The Undergraduate Research Fellow’s own interest in science was heightened in 2008 when she traveled with her high school physics teacher and two classmates to Switzerland’s European Organization for Nuclear Research — better known as CERN. At the world’s largest particle physics laboratory and home of the Large Hadron Collider, Johnson observed scientists exploring the basic fundamentals of matter.
“It was cool — I liked being in that atmosphere,” says Johnson, a high school Sterling Scholar in science who was named the first valedictorian of Utah County’s newly established Salem Hills High School. “Everyone was so excited and passionate about what they were doing. I started thinking then about a career in physics teaching.”
While still in high school and eager to start on her chosen path, Johnson organized a series of hands-on science activities she led with more than 200 fifth grade students at four schools in the Nebo School District.
“I led the five steps of the scientific method using an experiment similar to what’s being done with the Large Hadron Collider at CERN,” she says. “I also included a few random activities to pique the students’ interest in science.”
Among those activities was the infamous Diet Coke and Mentos geyser.
“That experiment always got a big reaction from the students,” Johnson says.
As part of the project, she surveyed the students before and after the activities about their interest in science.

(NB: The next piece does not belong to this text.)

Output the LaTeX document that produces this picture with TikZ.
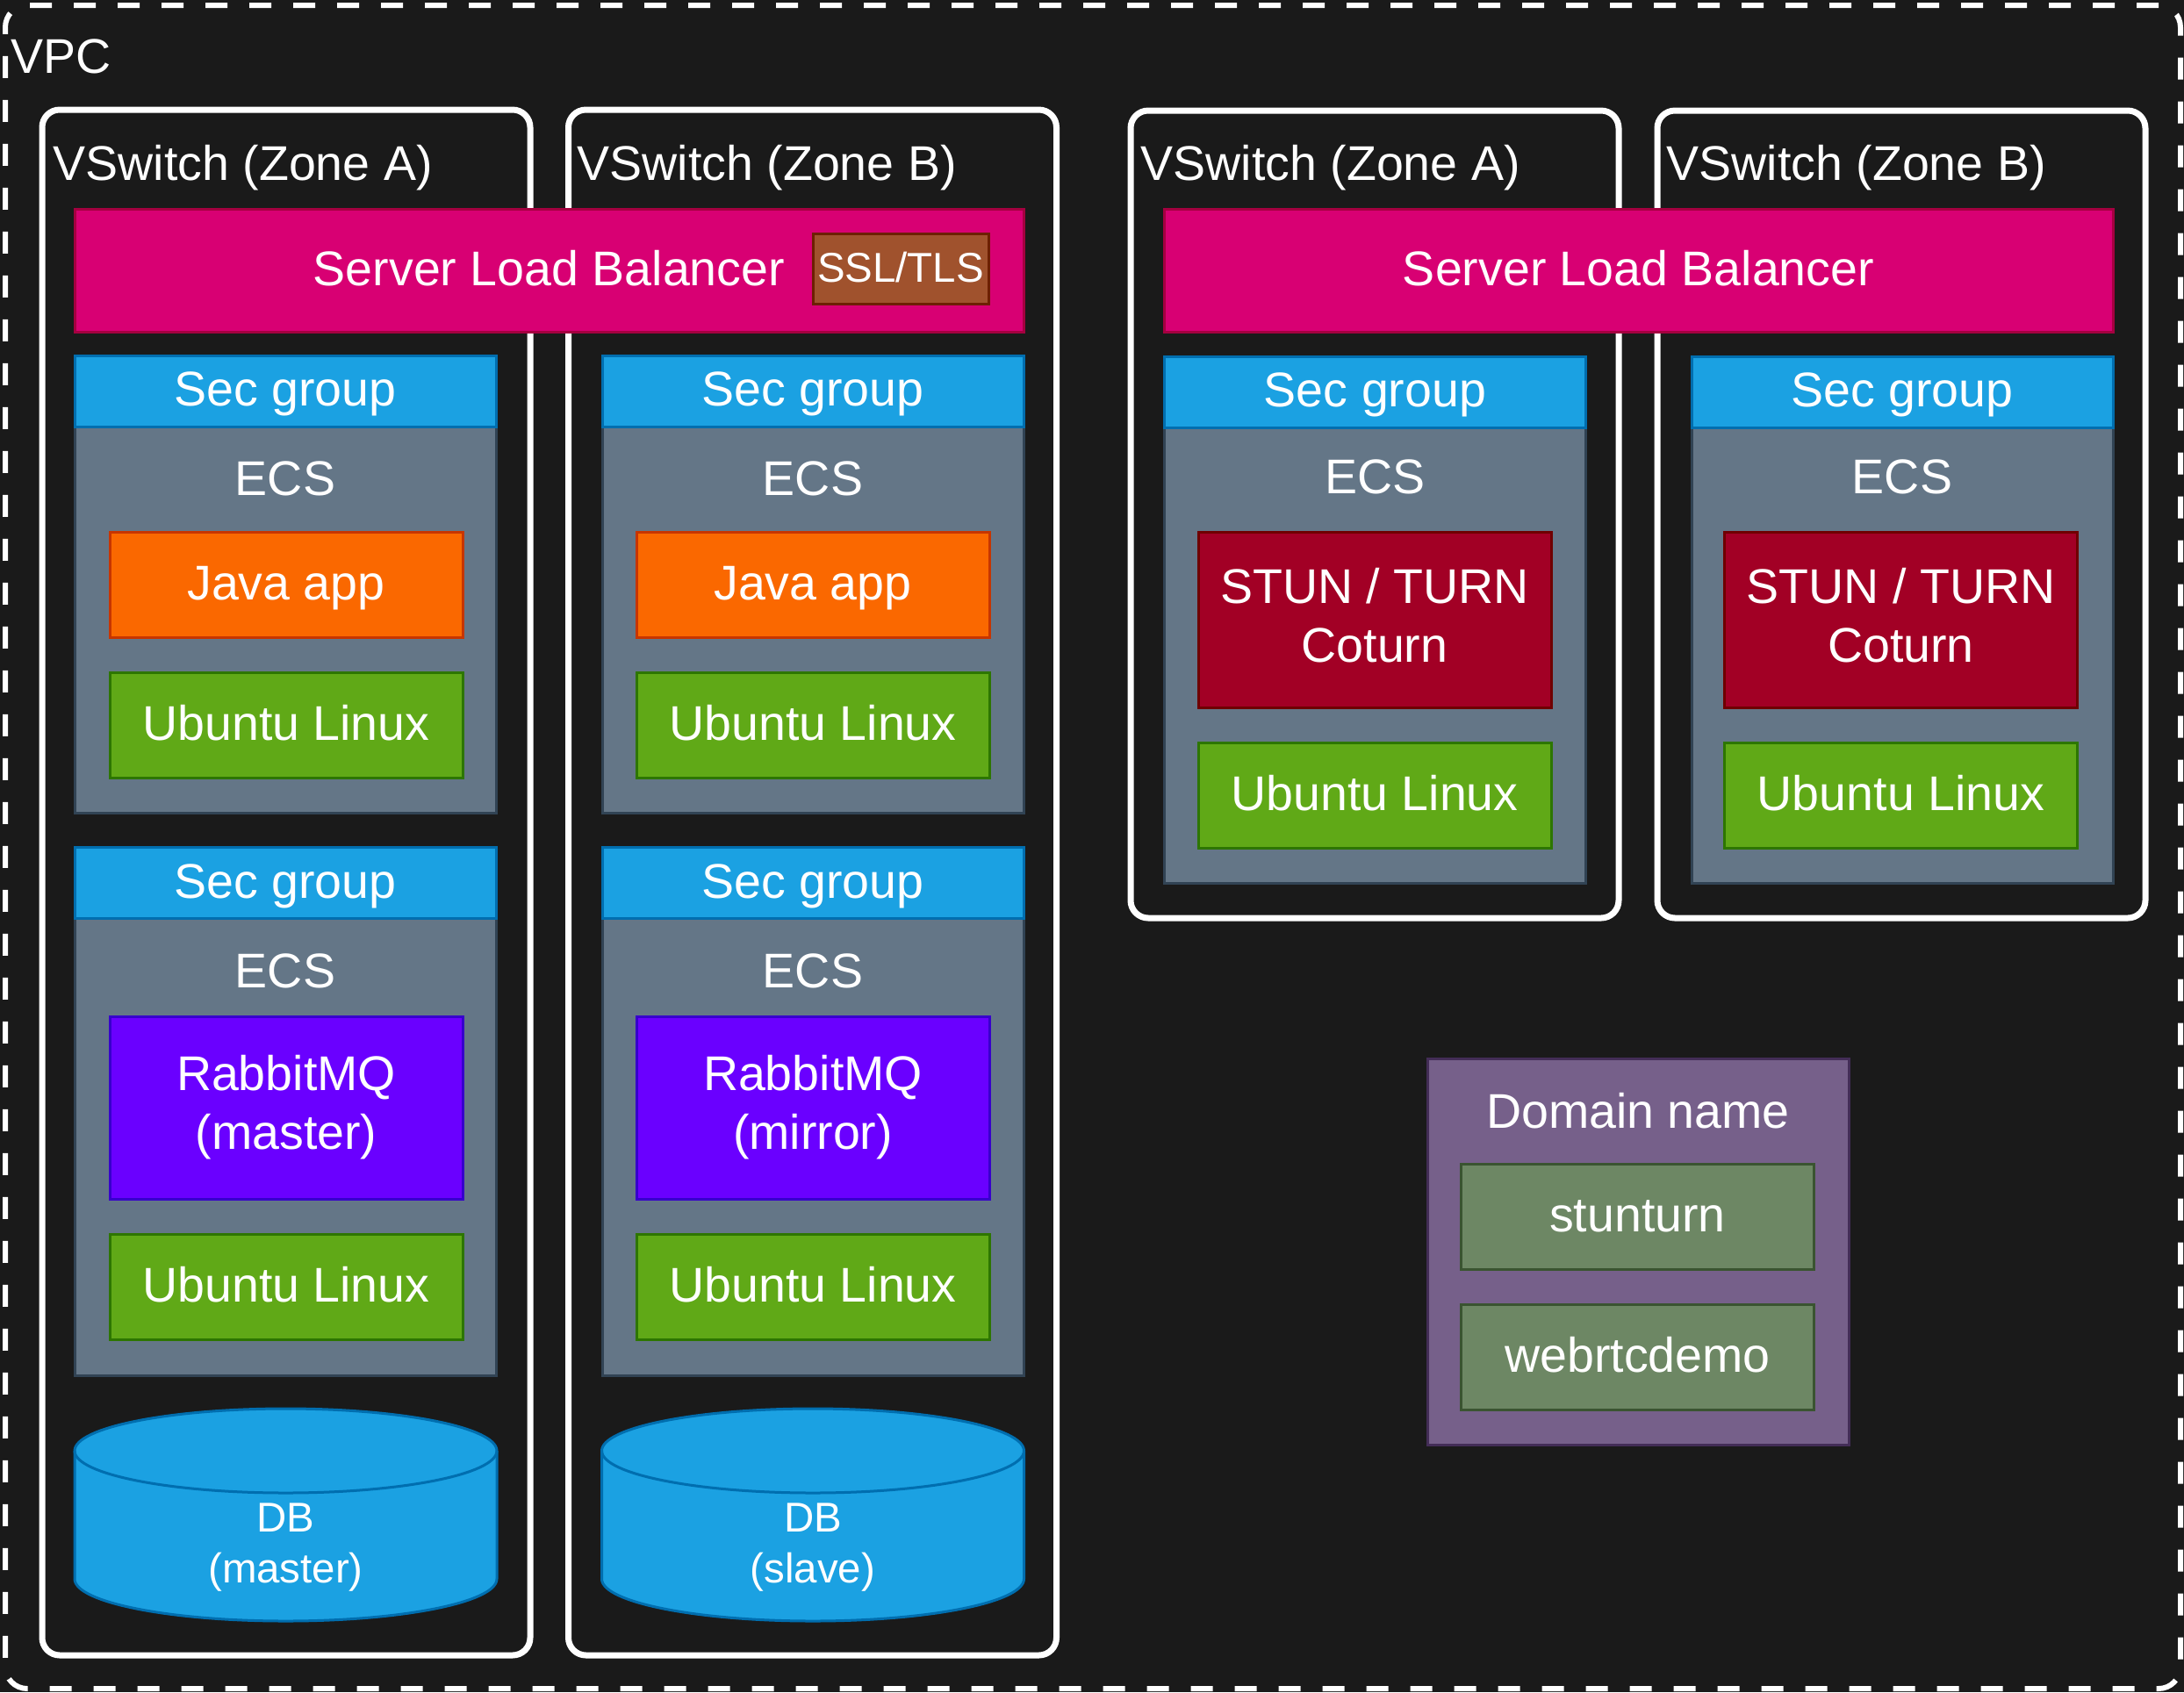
\documentclass[tikz,border=0pt]{standalone}
\usepackage{fontspec}
\setmainfont{Liberation Sans}

\definecolor{bgdark}{HTML}{1A1A1A}
\definecolor{slbfill}{HTML}{D80073}
\definecolor{slbline}{HTML}{A50040}
\definecolor{sslfill}{HTML}{A0522D}
\definecolor{sslline}{HTML}{6D1F00}
\definecolor{secfill}{HTML}{1BA1E2}
\definecolor{secline}{HTML}{006EAF}
\definecolor{ecsfill}{HTML}{647687}
\definecolor{ecsline}{HTML}{314354}
\definecolor{javafill}{HTML}{FA6800}
\definecolor{javaline}{HTML}{C73500}
\definecolor{osfill}{HTML}{60A917}
\definecolor{osline}{HTML}{2D7600}
\definecolor{mqfill}{HTML}{6A00FF}
\definecolor{mqline}{HTML}{3700CC}
\definecolor{turnfill}{HTML}{A20025}
\definecolor{turnline}{HTML}{6F0000}
\definecolor{dnsfill}{HTML}{76608A}
\definecolor{dnsline}{HTML}{432D57}
\definecolor{recfill}{HTML}{6D8764}
\definecolor{recline}{HTML}{3A5431}

\begin{document}
\begin{tikzpicture}[x=0.1mm, y=-0.1mm,
    every node/.style={text=white, inner sep=0pt, font=\fontsize{15.8}{19.1}\selectfont},
    caption/.style={text height=5.1mm, text depth=1.1mm},
    boxtext/.style={text height=5.1mm, text depth=1.7mm},
    small/.style={font=\fontsize{13.5}{16.7}\selectfont},
    zone/.style={rectangle, rounded corners=2mm, draw=white, line width=0.7mm, fill=bgdark, minimum width=55.6mm},
    slb/.style={rectangle, draw=slbline, fill=slbfill, line width=0.3mm, minimum width=108.1mm, minimum height=14mm, boxtext},
    secgroup/.style={rectangle, draw=secline, fill=secfill, line width=0.3mm, minimum width=48mm, minimum height=8.1mm, boxtext},
    ecs/.style={rectangle, draw=ecsline, fill=ecsfill, line width=0.3mm, minimum width=48mm},
    block/.style={rectangle, line width=0.3mm, minimum width=40.2mm},
    java/.style={block, draw=javaline, fill=javafill, minimum height=12mm, boxtext},
    os/.style={block, draw=osline, fill=osfill, minimum height=12mm, boxtext},
    mq/.style={block, draw=mqline, fill=mqfill, minimum height=20.8mm, align=center},
    turn/.style={block, draw=turnline, fill=turnfill, minimum height=20mm, align=center, text depth=1mm},
    record/.style={block, draw=recline, fill=recfill, minimum height=12mm, boxtext},
    db/.style={draw=secline, fill=secfill, line width=0.3mm}]

\path[use as bounding box, fill=bgdark] (0,0) rectangle (2488,1928);

% VPC
\node (vpc) at (1245,965) [rectangle, draw=white, line width=0.6mm, dash pattern=on 2.5mm off 2.5mm, rounded corners=2.5mm, minimum width=247.8mm, minimum height=191.8mm] {};
\node (vpclabel) at (12,63) [anchor=west, caption] {VPC};

% vswitches
\node (zoneA1) at (326,1005.5) [zone, minimum height=176.1mm] {};
\node (zoneB1) at (925.5,1005.5) [zone, minimum height=176.1mm] {};
\node (zoneA2) at (1566,586) [zone, minimum height=92mm] {};
\node (zoneB2) at (2166,586) [zone, minimum height=92mm] {};

\node (titleA1) at (60,185) [anchor=west, caption] {VSwitch (Zone A)};
\node (titleB1) at (657,185) [anchor=west, caption] {VSwitch (Zone B)};
\node (titleA2) at (1299,185) [anchor=west, caption] {VSwitch (Zone A)};
\node (titleB2) at (1898,185) [anchor=west, caption] {VSwitch (Zone B)};

% load balancers
\node (slb1) at (625.5,308) [slb] {Server Load Balancer};
\node (ssl) at (1026,306) [rectangle, draw=sslline, fill=sslfill, line width=0.3mm, minimum width=20mm, minimum height=8mm, small, text height=4.4mm, text depth=1.3mm] {SSL/TLS};
\node (slb2) at (1866.5,308.5) [slb] {Server Load Balancer};

% ecs bodies
\node (ecsA1) at (325,706) [ecs, minimum height=44mm] {};
\node (ecsB1) at (926,706) [ecs, minimum height=44mm] {};
\node (ecsA2) at (1566.5,746.5) [ecs, minimum height=51.9mm] {};
\node (ecsB2) at (2167,746.5) [ecs, minimum height=51.9mm] {};
\node (ecsA3) at (325,1306.5) [ecs, minimum height=52.1mm] {};
\node (ecsB3) at (926,1306.5) [ecs, minimum height=52.1mm] {};

% sec groups
\node (secA1) at (325,445.5) [secgroup] {Sec group};
\node (secB1) at (926,445.5) [secgroup] {Sec group};
\node (secA2) at (1566.5,446.5) [secgroup] {Sec group};
\node (secB2) at (2167,446.5) [secgroup] {Sec group};
\node (secA3) at (325,1006) [secgroup] {Sec group};
\node (secB3) at (926,1006) [secgroup] {Sec group};

\node (ecslabelA1) at (325,544) [caption] {ECS};
\node (ecslabelB1) at (926,544) [caption] {ECS};
\node (ecslabelA2) at (1566.5,542) [caption] {ECS};
\node (ecslabelB2) at (2167,542) [caption] {ECS};
\node (ecslabelA3) at (325,1105) [caption] {ECS};
\node (ecslabelB3) at (926,1105) [caption] {ECS};

% software
\node (javaA) at (326,666) [java] {Java app};
\node (javaB) at (926,666) [java] {Java app};
\node (osA1) at (326,826) [os] {Ubuntu Linux};
\node (osB1) at (926,826) [os] {Ubuntu Linux};

\node (mqA) at (326,1262) [mq] {RabbitMQ\\(master)};
\node (mqB) at (926,1262) [mq] {RabbitMQ\\(mirror)};
\node (osA3) at (326,1466) [os] {Ubuntu Linux};
\node (osB3) at (926,1466) [os] {Ubuntu Linux};

\node (turnA) at (1566,706) [turn] {STUN / TURN\\Coturn};
\node (turnB) at (2165.5,706) [turn] {STUN / TURN\\Coturn};
\node (osA2) at (1566,906) [os] {Ubuntu Linux};
\node (osB2) at (2165.5,906) [os] {Ubuntu Linux};

% databases
\foreach \x in {325.5, 926} {
    \filldraw[db] (\x-240.5,1653) -- (\x-240.5,1799) arc[start angle=180, end angle=360, x radius=24.05mm, y radius=4.8mm] -- (\x+240.5,1653) arc[start angle=0, end angle=180, x radius=24.05mm, y radius=4.8mm] -- cycle;
    \draw[db, fill=none] (\x-240.5,1653) arc[start angle=180, end angle=360, x radius=24.05mm, y radius=4.8mm];
}
\node (dbA) at (325.5,1763) [small, align=center] {DB\\(master)};
\node (dbB) at (926,1763) [small, align=center] {DB\\(slave)};

% domain name
\node (dns) at (1866,1426) [rectangle, draw=dnsline, fill=dnsfill, line width=0.3mm, minimum width=48mm, minimum height=44mm] {};
\node (dnslabel) at (1866,1265) [caption] {Domain name};
\node (recA) at (1865.5,1386) [record] {stunturn};
\node (recB) at (1865.5,1546) [record] {webrtcdemo};
\end{tikzpicture}
\end{document}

“The results were a dramatic rise in student interest and enjoyment in science,” Johnson says. “It was more fun to see than my trip to Switzerland. The students got so excited about science.”
Her efforts were rewarded in March 2009 with a first place “Focus on Children Award” from the Utah chapter of Family, Career and Community Leaders of America.
Following her school year experience, Johnson developed a summer science camp experience for youngsters.
“I organized activities similar to what we’d used in the classroom, charged an amount comparable to a typical week-long sports camp and set up the program in my parents’ backyard,” she says.
The response from neighbors was enthusiastic. Johnson soon filled her camp roster with about 30 children. She led a similar week-long camp with 15 children at her aunt’s home in Fillmore, Utah.
“At the end of summer, parents were asking me to contact them about their children participating next year,” she says.
Encouragement from parents is important for children, Johnson says.
“If parents aren’t excited about science or if they express fear about science, kids will follow suit,” she says. “If parents are excited, kids also respond with excitement. And allowing kids to get involved in experiments always increases their interest.”
It’s an observation Johnson’s USU faculty mentor Shane Larson is also gleaning from the College of Science’s Science Unwrapped presentation series. The free programs, held monthly at USU for people of all ages, are designed to spark participants’ interest in science in a relaxed, family friendly atmosphere.
“We’ve discovered that the hands-on activities we offer following each presentation are as important as the presentations themselves,” says Larson, assistant professor of physics.
As part of a research project, Johnson is working with Larson to create activities to complement future Science Unwrapped presentations and developing tools to evaluate participants’ responses.
“Good teaching is the key to developing students’ interest in science,” she says. “That’s the reason I want to become a teacher.”